— BEGIN —

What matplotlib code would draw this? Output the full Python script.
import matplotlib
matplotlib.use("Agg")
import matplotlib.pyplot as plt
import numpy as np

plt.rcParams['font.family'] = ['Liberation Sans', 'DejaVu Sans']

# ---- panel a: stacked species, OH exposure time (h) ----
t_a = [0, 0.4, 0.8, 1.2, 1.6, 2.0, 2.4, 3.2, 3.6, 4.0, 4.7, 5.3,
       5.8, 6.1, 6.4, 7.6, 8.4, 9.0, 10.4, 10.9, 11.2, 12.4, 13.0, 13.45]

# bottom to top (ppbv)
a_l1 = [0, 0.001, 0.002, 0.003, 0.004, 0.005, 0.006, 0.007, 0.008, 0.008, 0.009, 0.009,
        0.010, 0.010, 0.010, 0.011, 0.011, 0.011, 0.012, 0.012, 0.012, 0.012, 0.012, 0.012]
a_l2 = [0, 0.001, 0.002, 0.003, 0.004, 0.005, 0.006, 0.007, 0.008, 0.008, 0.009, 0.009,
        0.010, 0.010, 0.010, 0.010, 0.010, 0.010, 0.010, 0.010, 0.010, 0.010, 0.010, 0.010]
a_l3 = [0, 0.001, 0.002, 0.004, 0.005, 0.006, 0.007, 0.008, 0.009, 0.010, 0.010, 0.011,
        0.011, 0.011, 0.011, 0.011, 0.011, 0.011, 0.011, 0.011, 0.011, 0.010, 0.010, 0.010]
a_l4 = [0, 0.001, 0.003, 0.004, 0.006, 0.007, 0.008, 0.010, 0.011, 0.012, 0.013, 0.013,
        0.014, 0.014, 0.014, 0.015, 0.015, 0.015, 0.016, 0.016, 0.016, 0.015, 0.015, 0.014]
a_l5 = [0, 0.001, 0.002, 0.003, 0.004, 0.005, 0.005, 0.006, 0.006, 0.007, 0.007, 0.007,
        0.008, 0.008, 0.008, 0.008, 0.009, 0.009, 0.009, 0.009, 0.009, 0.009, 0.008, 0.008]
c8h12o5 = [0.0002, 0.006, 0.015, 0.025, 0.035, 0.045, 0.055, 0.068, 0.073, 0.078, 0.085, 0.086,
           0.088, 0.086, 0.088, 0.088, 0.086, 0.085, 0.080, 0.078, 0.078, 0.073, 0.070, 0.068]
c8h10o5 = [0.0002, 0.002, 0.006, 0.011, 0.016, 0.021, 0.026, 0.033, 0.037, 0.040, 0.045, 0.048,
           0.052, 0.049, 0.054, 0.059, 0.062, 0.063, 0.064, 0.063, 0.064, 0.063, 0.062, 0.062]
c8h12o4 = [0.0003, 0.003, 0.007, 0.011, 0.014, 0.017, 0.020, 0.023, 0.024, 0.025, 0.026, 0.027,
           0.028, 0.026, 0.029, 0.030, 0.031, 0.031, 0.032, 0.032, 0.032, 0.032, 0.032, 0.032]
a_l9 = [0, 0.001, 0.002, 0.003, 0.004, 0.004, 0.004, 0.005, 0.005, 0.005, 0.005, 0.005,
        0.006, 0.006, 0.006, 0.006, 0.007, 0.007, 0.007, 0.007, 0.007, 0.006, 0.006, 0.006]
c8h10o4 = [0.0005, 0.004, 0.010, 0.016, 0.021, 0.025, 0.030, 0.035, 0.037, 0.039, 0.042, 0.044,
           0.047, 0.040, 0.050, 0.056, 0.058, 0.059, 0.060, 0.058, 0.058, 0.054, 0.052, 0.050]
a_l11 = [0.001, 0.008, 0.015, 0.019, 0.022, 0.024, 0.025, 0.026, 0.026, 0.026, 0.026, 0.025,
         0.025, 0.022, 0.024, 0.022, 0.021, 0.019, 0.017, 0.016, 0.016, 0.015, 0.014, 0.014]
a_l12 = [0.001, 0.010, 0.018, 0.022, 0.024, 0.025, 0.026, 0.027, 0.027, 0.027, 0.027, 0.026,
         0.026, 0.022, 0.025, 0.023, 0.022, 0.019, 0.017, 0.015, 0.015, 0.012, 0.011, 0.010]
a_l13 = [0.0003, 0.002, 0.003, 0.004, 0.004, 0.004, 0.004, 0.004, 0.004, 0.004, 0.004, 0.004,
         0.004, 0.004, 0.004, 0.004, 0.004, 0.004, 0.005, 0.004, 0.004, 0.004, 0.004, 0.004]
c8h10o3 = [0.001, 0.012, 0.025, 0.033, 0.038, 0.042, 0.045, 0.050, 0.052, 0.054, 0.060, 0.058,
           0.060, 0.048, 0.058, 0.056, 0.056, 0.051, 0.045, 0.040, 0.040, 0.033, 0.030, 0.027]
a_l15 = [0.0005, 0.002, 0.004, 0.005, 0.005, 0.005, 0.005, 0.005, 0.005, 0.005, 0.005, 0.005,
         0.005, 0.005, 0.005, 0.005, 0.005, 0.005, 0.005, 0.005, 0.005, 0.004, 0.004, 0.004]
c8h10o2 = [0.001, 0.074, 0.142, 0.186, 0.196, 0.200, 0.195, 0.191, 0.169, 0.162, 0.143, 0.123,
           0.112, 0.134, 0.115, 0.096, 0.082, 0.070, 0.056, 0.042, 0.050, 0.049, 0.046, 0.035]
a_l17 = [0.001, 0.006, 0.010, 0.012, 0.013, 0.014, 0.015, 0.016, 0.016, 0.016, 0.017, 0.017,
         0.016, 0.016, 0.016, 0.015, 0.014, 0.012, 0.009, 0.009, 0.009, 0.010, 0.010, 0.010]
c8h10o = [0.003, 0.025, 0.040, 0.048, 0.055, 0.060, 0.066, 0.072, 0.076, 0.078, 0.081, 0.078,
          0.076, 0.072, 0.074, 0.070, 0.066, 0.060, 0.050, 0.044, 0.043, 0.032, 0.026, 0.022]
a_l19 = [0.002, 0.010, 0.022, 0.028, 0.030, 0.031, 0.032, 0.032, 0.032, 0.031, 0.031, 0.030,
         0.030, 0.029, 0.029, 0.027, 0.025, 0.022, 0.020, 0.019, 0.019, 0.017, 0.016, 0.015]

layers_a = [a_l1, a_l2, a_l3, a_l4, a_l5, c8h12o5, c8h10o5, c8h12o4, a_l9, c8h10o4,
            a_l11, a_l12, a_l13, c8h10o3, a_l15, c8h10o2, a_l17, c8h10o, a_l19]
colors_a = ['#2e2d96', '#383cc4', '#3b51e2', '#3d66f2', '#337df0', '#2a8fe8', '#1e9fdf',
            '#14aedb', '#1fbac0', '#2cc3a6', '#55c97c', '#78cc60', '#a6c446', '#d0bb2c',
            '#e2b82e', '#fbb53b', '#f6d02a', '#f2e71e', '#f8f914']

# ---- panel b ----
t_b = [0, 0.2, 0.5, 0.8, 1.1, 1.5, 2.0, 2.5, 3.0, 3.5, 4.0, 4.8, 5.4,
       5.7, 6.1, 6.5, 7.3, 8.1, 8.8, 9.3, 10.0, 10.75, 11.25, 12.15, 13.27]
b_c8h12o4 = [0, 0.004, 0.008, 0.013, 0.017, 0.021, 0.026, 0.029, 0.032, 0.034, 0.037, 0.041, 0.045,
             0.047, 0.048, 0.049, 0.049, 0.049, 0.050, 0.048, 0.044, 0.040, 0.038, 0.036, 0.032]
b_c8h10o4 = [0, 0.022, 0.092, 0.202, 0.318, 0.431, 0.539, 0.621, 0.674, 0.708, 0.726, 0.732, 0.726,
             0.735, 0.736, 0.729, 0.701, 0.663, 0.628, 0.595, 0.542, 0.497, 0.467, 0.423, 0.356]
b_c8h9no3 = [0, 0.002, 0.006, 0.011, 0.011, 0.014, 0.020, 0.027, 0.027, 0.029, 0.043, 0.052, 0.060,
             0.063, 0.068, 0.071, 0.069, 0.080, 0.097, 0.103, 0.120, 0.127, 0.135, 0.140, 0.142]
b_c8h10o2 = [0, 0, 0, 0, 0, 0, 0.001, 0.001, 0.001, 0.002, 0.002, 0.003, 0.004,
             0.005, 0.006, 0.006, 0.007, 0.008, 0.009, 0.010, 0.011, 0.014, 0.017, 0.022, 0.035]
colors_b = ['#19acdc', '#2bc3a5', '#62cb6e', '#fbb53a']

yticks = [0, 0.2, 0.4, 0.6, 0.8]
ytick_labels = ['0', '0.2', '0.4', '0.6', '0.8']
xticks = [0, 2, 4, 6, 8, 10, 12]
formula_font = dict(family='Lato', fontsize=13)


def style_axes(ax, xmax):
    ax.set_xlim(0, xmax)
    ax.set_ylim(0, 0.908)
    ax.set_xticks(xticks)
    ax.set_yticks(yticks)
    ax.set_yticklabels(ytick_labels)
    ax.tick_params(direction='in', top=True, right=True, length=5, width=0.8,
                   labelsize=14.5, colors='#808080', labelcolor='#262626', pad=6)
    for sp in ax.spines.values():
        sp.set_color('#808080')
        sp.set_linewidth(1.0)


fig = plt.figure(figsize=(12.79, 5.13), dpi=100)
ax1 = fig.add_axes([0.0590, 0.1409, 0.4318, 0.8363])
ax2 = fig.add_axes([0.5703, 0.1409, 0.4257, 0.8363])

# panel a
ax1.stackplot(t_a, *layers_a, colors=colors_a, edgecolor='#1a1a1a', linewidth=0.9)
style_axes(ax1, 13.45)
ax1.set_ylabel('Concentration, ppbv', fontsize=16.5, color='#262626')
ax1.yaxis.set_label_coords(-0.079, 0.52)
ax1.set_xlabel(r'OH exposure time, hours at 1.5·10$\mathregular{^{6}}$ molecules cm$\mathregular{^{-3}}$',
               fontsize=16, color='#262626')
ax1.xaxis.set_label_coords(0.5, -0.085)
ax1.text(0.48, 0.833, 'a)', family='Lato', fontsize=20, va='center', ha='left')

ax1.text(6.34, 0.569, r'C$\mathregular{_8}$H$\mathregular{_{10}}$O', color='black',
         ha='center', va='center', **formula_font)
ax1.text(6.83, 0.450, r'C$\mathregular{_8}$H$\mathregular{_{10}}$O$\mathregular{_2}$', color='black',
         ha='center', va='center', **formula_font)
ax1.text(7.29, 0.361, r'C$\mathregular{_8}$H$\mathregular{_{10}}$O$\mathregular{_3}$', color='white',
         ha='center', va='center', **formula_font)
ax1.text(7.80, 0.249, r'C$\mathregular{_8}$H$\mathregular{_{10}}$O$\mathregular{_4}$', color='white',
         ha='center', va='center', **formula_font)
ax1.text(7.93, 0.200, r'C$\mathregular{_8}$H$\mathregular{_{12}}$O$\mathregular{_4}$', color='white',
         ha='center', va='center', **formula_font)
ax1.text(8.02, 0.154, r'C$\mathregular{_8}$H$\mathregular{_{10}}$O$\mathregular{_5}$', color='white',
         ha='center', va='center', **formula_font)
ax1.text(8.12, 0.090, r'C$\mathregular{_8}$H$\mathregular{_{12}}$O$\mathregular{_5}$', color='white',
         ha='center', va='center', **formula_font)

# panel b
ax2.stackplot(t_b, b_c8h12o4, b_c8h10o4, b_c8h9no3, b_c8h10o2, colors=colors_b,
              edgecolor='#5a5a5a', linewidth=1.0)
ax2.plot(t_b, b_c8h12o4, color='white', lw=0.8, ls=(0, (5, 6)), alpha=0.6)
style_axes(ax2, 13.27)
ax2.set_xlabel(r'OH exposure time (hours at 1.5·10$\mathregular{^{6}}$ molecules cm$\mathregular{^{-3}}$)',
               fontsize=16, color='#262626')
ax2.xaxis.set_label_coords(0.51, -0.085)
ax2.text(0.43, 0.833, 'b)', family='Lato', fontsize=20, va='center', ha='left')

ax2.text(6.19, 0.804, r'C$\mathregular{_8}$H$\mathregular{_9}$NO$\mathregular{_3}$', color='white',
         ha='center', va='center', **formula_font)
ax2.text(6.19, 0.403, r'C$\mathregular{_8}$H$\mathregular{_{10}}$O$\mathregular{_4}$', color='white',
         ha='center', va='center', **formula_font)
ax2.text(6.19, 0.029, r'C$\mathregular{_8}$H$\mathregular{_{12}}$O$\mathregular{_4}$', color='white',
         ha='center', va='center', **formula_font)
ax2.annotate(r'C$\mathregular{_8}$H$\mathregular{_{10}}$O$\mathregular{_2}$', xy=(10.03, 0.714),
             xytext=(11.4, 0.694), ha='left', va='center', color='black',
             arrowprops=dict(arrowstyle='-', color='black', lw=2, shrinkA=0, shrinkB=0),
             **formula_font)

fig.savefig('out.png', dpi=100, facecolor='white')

— END —

### [TASK TO CARRY OUT]
Give again, word for word, the lines of the listing, starting at its first line and ending with the line containing "12.4, 13.0, 13.45]".

### [FINISHED ANSWER]
What matplotlib code would draw this? Output the full Python script.
import matplotlib
matplotlib.use("Agg")
import matplotlib.pyplot as plt
import numpy as np

plt.rcParams['font.family'] = ['Liberation Sans', 'DejaVu Sans']

# ---- panel a: stacked species, OH exposure time (h) ----
t_a = [0, 0.4, 0.8, 1.2, 1.6, 2.0, 2.4, 3.2, 3.6, 4.0, 4.7, 5.3,
       5.8, 6.1, 6.4, 7.6, 8.4, 9.0, 10.4, 10.9, 11.2, 12.4, 13.0, 13.45]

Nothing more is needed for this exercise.